China Launches Military Drills Around Taiwan
China says it has started three days of military exercises around Taiwan, in an announcement that comes after the island democracy’s president met the US House Speaker in defiance of repeated threats by Beijing.
The Chinese military’s Eastern Theater Command announced the drills Saturday, describing them as “a serious warning against the Taiwan separatist forces’ collusion with external forces, and a necessary move to defend national sovereignty and territorial integrity.”
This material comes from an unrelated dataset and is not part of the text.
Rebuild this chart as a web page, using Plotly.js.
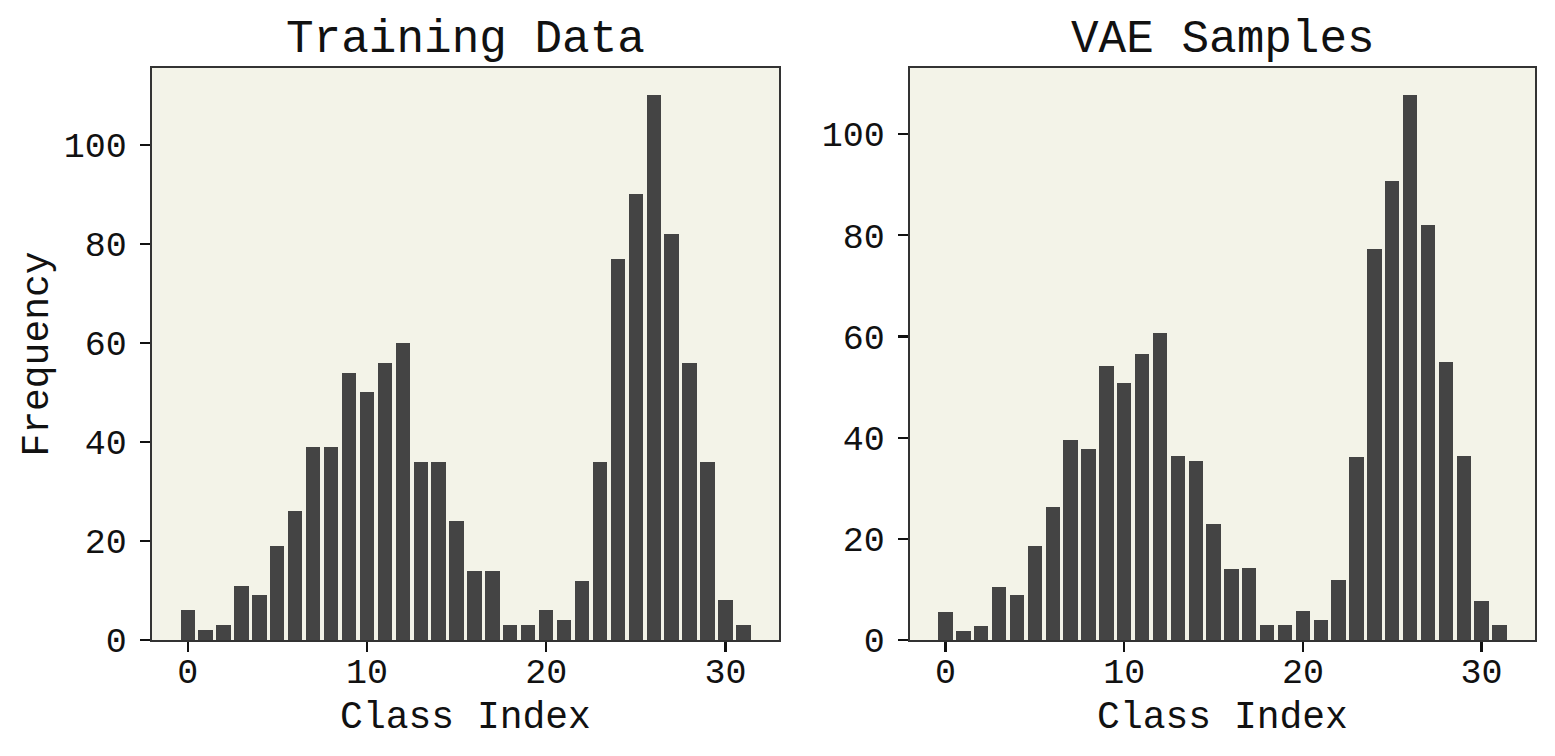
<!DOCTYPE html>
<html>
<head>
<meta charset="utf-8">
<script src="https://cdn.plot.ly/plotly-3.0.1.min.js"></script>
<style>html,body{margin:0;padding:0;background:#fff;}#chart{width:1555px;height:756px;}</style>
</head>
<body>
<div id="chart"></div>
<script>
const classIndex = [0,1,2,3,4,5,6,7,8,9,10,11,12,13,14,15,16,17,18,19,20,21,22,23,24,25,26,27,28,29,30,31];
const trainingFreq = [6,2,3,11,9,19,26,39,39,54,50,56,60,36,36,24,14,14,3,3,6,4,12,36,77,90,110,82,56,36,8,3];
const vaeFreq = [5.6,1.7,2.7,10.4,8.8,18.6,26.2,39.5,37.8,54.2,50.9,56.5,60.6,36.4,35.4,23.0,14.1,14.3,2.9,2.9,5.7,4.0,11.8,36.1,77.3,90.8,107.7,82.1,55.0,36.4,7.8,2.9];
const xTickVals = [0,10,20,30];
const yTickVals = [0,20,40,60,80,100];
const titles = ["Training Data", "VAE Samples"];

const FONT = "Liberation Mono, Courier New, monospace";
const barColor = "#444444";
const frameColor = "#333333";

const traces = [
  {type:"bar", x:classIndex, y:trainingFreq, width:0.8, marker:{color:barColor, line:{width:0}}, xaxis:"x", yaxis:"y", hoverinfo:"x+y"},
  {type:"bar", x:classIndex, y:vaeFreq, width:0.8, marker:{color:barColor, line:{width:0}}, xaxis:"x2", yaxis:"y2", hoverinfo:"x+y"}
];

function xAxis(domain, anchor){
  return {domain:domain, anchor:anchor, range:[-1.99,32.99], tickvals:xTickVals, ticks:"outside", ticklen:10, tickwidth:2.2, tickcolor:"#111",
    showline:true, linecolor:frameColor, linewidth:2.2, mirror:true, showgrid:false, zeroline:false,
    tickfont:{family:FONT, size:35, color:"#111"}, ticklabelstandoff:-11,
    title:{text:"Class Index", font:{family:FONT, size:38, color:"#111"}, standoff:8}};
}
function yAxis(domain, anchor, maxV, withTitle){
  const a = {domain:domain, anchor:anchor, range:[0, maxV*1.05], tickvals:yTickVals, ticks:"outside", ticklen:10, tickwidth:2.2, tickcolor:"#111",
    showline:true, linecolor:frameColor, linewidth:2.2, mirror:true, showgrid:false, zeroline:false,
    tickfont:{family:FONT, size:35, color:"#111"}, ticklabelstandoff:6};
  if (withTitle) a.title = {text:"Frequency", font:{family:FONT, size:38, color:"#111"}, standoff:4};
  return a;
}

const yDom = [116/756, 688/756];
const layout = {
  width:1555, height:756,
  margin:{l:0, r:0, t:0, b:0},
  paper_bgcolor:"#ffffff", plot_bgcolor:"#f3f3e8",
  showlegend:false, bargap:0,
  xaxis: xAxis([152/1555, 779/1555], "y"),
  yaxis: yAxis(yDom, "x", Math.max(...trainingFreq), true),
  xaxis2: xAxis([910/1555, 1535/1555], "y2"),
  yaxis2: yAxis(yDom, "x2", Math.max(...vaeFreq), false),
  annotations: [
    {text:titles[0], xref:"paper", yref:"paper", x:(152+779)/2/1555, y:1-40/756, xanchor:"center", yanchor:"middle", showarrow:false, font:{family:FONT, size:46, color:"#111"}},
    {text:titles[1], xref:"paper", yref:"paper", x:(910+1535)/2/1555, y:1-40/756, xanchor:"center", yanchor:"middle", showarrow:false, font:{family:FONT, size:46, color:"#111"}}
  ]
};
Plotly.newPlot("chart", traces, layout, {displayModeBar:false, staticPlot:true});
</script>
</body>
</html>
The exercises, dubbed “United Sharp Sword,” would feature “combat ready patrols and exercises in and around the Taiwan Strait, and to the north, south and east of Taiwan and the sea and airspace as planned,” Senior Colonel Shi Yi of the People’s Liberation Army’s (PLA) Eastern Theater Command said in a statement on Saturday.
Soon after the announcement by China, Taiwan’s defense ministry said it had detected a total of 42 Chinese warplanes over the Taiwan Strait, which separates the island from the Chinese mainland. It said 29 Chinese warplanes had crossed the median line in the strait into its air defense identification zone. It added that eight PLA vessels had been spotted in the strait.
The drills would focus on the country’s “capabilities to seize control of sea, air and information under the support of our joint combat system,” said the PLA.
The drills come a day after Taiwan’s President Tsai Ing-wen returned from a 10-day visit to Central America and the United States where she met US House Speaker Kevin McCarthy.